Your task: Print them exactly: the lines from the beginning of the entries below through the line that contains "const Y_TICKS = [100, 200, 300, 500, 1000];", and only those, with the pictures left out.

Records shown:

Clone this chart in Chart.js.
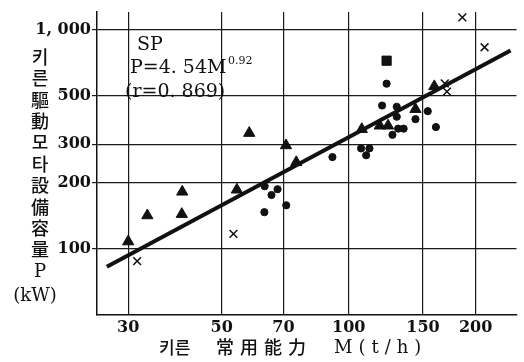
<!doctype html>
<html lang="ko">
  <head>
    <meta charset="UTF-8" />
    <title>키른 常用能力 vs 모타 設備容量</title>
    <script src="https://cdn.jsdelivr.net/npm/chart.js"></script>
    <style>
      body {
        margin: 0;
        background: #fff;
      }
      #wrap {
        width: 524px;
        height: 362px;
        position: relative;
      }
    </style>
  </head>
  <body>
    <div id="wrap"><canvas id="kilnChart"></canvas></div>

    <script>
      // tick labels
      const X_TICKS = [30, 50, 70, 100, 150, 200];
      const Y_TICKS = [100, 200, 300, 500, 1000];

      // ▲ points (M t/h, P kW)
      const triM = [30, 33.3, 40.3, 40.2, 58.1, 71, 75.1, 54.3, 107.4, 118.5, 124, 144, 159.6];
      const triP = [108, 142, 182, 144, 337, 296, 248, 186, 351, 364, 364, 433, 550];

      // ● points
      const dotM = [63.2, 67.8, 65.6, 63.1, 71.1, 91.5, 123, 120, 130, 130, 144, 154, 161, 127, 131, 135, 107, 112, 110];
      const dotP = [193, 187, 176, 147, 158, 262, 566, 450, 444, 400, 390, 424, 359, 331, 353, 353, 287, 287, 267];

      // ■ point
      const sqM = [123];
      const sqP = [720];

      // × points
      const crossM = [31.5, 53.3, 186, 210, 169, 171];
      const crossP = [88, 117, 1134, 829, 567, 521];

      // regression line ends
      const fitM = [26.7, 242];
      const fitP = [83, 801];

      const toXY = (xs, ys) => xs.map((x, i) => ({ x: x, y: ys[i] }));

      const serif = '"DejaVu Serif", "Liberation Serif", serif';
      const cjk = '"Noto Sans CJK KR", "Noto Sans CJK SC", sans-serif';

      const textPlugin = {
        id: "textPlugin",
        afterDraw(chart) {
          const ctx = chart.ctx;
          ctx.save();
          ctx.fillStyle = "#111";

          // vertical y title, upright characters
          const yChars = ["키", "른", "驅", "動", "모", "타", "設", "備", "容", "量"];
          ctx.textAlign = "center";
          ctx.textBaseline = "middle";
          ctx.font = "500 18px " + cjk;
          yChars.forEach((c, i) => ctx.fillText(c, 40, 57 + i * 21.4));
          ctx.font = "18px " + serif;
          ctx.fillText("P", 40, 272);
          ctx.fillText("(kW)", 35, 296);

          // x title
          ctx.textAlign = "left";
          ctx.textBaseline = "alphabetic";
          ctx.font = "500 17px " + cjk;
          ctx.fillText("키른", 159, 354);
          ctx.font = "500 18px " + cjk;
          ctx.letterSpacing = "6px";
          ctx.fillText("常用能力", 216, 354);
          ctx.font = "18px " + serif;
          ctx.letterSpacing = "6px";
          ctx.fillText("M(t/h)", 334, 353);
          ctx.letterSpacing = "0px";

          // equation box text
          ctx.font = "19px " + serif;
          ctx.fillText("SP", 137, 50);
          ctx.fillText("P=4. 54M", 130, 73);
          ctx.font = "11px " + serif;
          ctx.fillText("0.92", 228, 64);
          ctx.font = "19px " + serif;
          ctx.fillText("(r=0. 869)", 125, 97);
          ctx.restore();
        },
      };

      new Chart(document.getElementById("kilnChart").getContext("2d"), {
        type: "scatter",
        data: {
          datasets: [
            {
              label: "fit",
              data: toXY(fitM, fitP),
              showLine: true,
              borderColor: "#111",
              borderWidth: 4,
              pointRadius: 0,
              order: 5,
            },
            {
              label: "triangle",
              data: toXY(triM, triP),
              pointStyle: "triangle",
              pointRadius: 6.5,
              backgroundColor: "#111",
              borderColor: "#111",
              borderWidth: 1,
              order: 0,
            },
            {
              label: "circle",
              data: toXY(dotM, dotP),
              pointStyle: "circle",
              pointRadius: 3.6,
              backgroundColor: "#111",
              borderColor: "#111",
              borderWidth: 1,
              order: 0,
            },
            {
              label: "square",
              data: toXY(sqM, sqP),
              pointStyle: "rect",
              pointRadius: 6.5,
              backgroundColor: "#111",
              borderColor: "#111",
              order: 0,
            },
            {
              label: "cross",
              data: toXY(crossM, crossP),
              pointStyle: "crossRot",
              pointRadius: 5.5,
              borderColor: "#111",
              borderWidth: 1.5,
              order: 0,
            },
          ],
        },
        options: {
          responsive: true,
          maintainAspectRatio: false,
          animation: false,
          layout: { padding: { top: 12, right: 3, left: 0, bottom: 0 } },
          plugins: {
            legend: { display: false },
            tooltip: { enabled: false },
          },
          scales: {
            x: {
              type: "logarithmic",
              min: 25.3,
              max: 250,
              afterBuildTicks: (axis) => {
                axis.ticks = X_TICKS.map((v) => ({ value: v }));
              },
              afterFit: (scale) => {
                scale.height = 47;
              },
              grid: { color: "#1a1a1a", lineWidth: 1.2, drawTicks: false },
              border: { color: "#111", width: 1.5 },
              ticks: {
                autoSkip: false,
                maxRotation: 0,
                padding: 3,
                color: "#111",
                font: { family: serif, size: 16, weight: "bold" },
                callback: (v) => String(v),
              },
            },
            y: {
              type: "logarithmic",
              min: 50,
              max: 1200,
              afterBuildTicks: (axis) => {
                axis.ticks = Y_TICKS.map((v) => ({ value: v }));
              },
              afterFit: (scale) => {
                scale.width = 97;
              },
              grid: { color: "#1a1a1a", lineWidth: 1.2, tickLength: 5 },
              border: { color: "#111", width: 1.5 },
              ticks: {
                autoSkip: false,
                padding: 1,
                color: "#111",
                font: { family: serif, size: 16, weight: "bold" },
                callback: (v) => (v === 1000 ? "1, 000" : String(v)),
              },
            },
          },
        },
        plugins: [textPlugin],
      });
    </script>
  </body>
</html>
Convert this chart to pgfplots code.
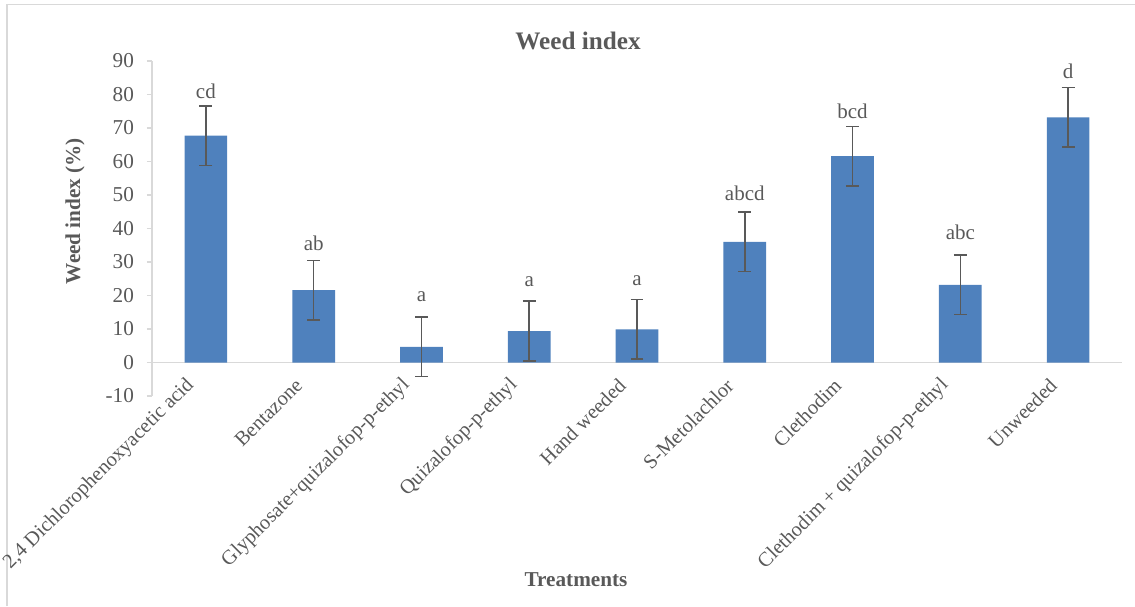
\documentclass[border=0pt]{standalone}
\usepackage{fontspec}
\setmainfont{Liberation Serif}
\usepackage{pgfplots}
\usepackage{pgfplotstable}
\pgfplotsset{compat=1.18}
\definecolor{barblue}{HTML}{4F81BD}
\definecolor{txt}{HTML}{595959}
\definecolor{axgray}{HTML}{D9D9D9}

\pgfplotstableread{
x y err
0 67.7 8.9
1 21.6 8.9
2 4.7 8.9
3 9.4 8.9
4 9.9 8.9
5 36.0 8.9
6 61.6 8.9
7 23.2 8.9
8 73.2 8.9
}\data

\begin{document}
\begin{tikzpicture}
\useasboundingbox (-76pt,-105pt) rectangle (491.5pt,198pt);
\draw[axgray, line width=0.75pt] (-72.5pt,-105pt) -- (-72.5pt,195.75pt) -- (491.5pt,195.75pt);
\begin{axis}[
 at={(0pt,0pt)}, anchor=south west,
 scale only axis, width=485pt, height=167.5pt,
 xmin=-0.5, xmax=8.5, ymin=-10, ymax=90,
 axis x line*=middle, axis y line*=left,
 axis line style={axgray, line width=0.75pt, -},
 xtick={0,...,8},
 xticklabels={{2,4 Dichlorophenoxyacetic acid}, Bentazone, Glyphosate+quizalofop-p-ethyl, Quizalofop-p-ethyl, Hand weeded, S-Metolachlor, Clethodim, Clethodim + quizalofop-p-ethyl, Unweeded},
 x tick style={draw=none},
 ytick={-10,0,10,20,30,40,50,60,70,80,90},
 y tick style={axgray, line width=0.75pt},
 tick align=outside, major tick length=2.5pt,
 ticklabel style={font=\fontsize{10.6}{12}\selectfont, text=txt},
 /pgf/number format/assume math mode=true,
 yticklabel style={xshift=-3pt},
 xticklabel style={rotate=45, anchor=east, xshift=-7pt, font=\fontsize{10.2}{12}\selectfont},
 ybar, bar width=21.35pt,
 clip=false,
]
\addplot[fill=barblue, draw=none,
  error bars/.cd, y dir=both, y explicit,
  error bar style={txt, line width=0.75pt},
  error mark options={rotate=90, mark size=3.2pt, line width=0.75pt, txt}]
  table[x=x, y=y, y error=err]{\data};
\begin{scope}[every node/.style={anchor=base, text=txt, font=\fontsize{10.5}{12}\selectfont}]
\node at (axis cs:0,78.9) {cd};
\node at (axis cs:1,33.5) {ab};
\node at (axis cs:2,18.1) {a};
\node at (axis cs:3,22.6) {a};
\node at (axis cs:4,22.9) {a};
\node at (axis cs:5,48.5) {abcd};
\node at (axis cs:6,72.9) {bcd};
\node at (axis cs:7,36.6) {abc};
\node at (axis cs:8,84.9) {d};
\end{scope}
\end{axis}
\node[font=\bfseries\fontsize{12.6}{14}\selectfont, text=txt] at (213pt,177.5pt) {Weed index};
\node[font=\bfseries\fontsize{10.6}{12}\selectfont, text=txt] at (212pt,-92pt) {Treatments};
\node[font=\bfseries\fontsize{10.6}{12}\selectfont, text=txt, rotate=90] at (-38.5pt,92.5pt) {Weed index (\%)};
\end{tikzpicture}
\end{document}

Written answer:
Clone this chart in Chart.js.
<!doctype html>
<html lang="ko">
  <head>
    <meta charset="UTF-8" />
    <title>키른 常用能力 vs 모타 設備容量</title>
    <script src="https://cdn.jsdelivr.net/npm/chart.js"></script>
    <style>
      body {
        margin: 0;
        background: #fff;
      }
      #wrap {
        width: 524px;
        height: 362px;
        position: relative;
      }
    </style>
  </head>
  <body>
    <div id="wrap"><canvas id="kilnChart"></canvas></div>

    <script>
      // tick labels
      const X_TICKS = [30, 50, 70, 100, 150, 200];
      const Y_TICKS = [100, 200, 300, 500, 1000];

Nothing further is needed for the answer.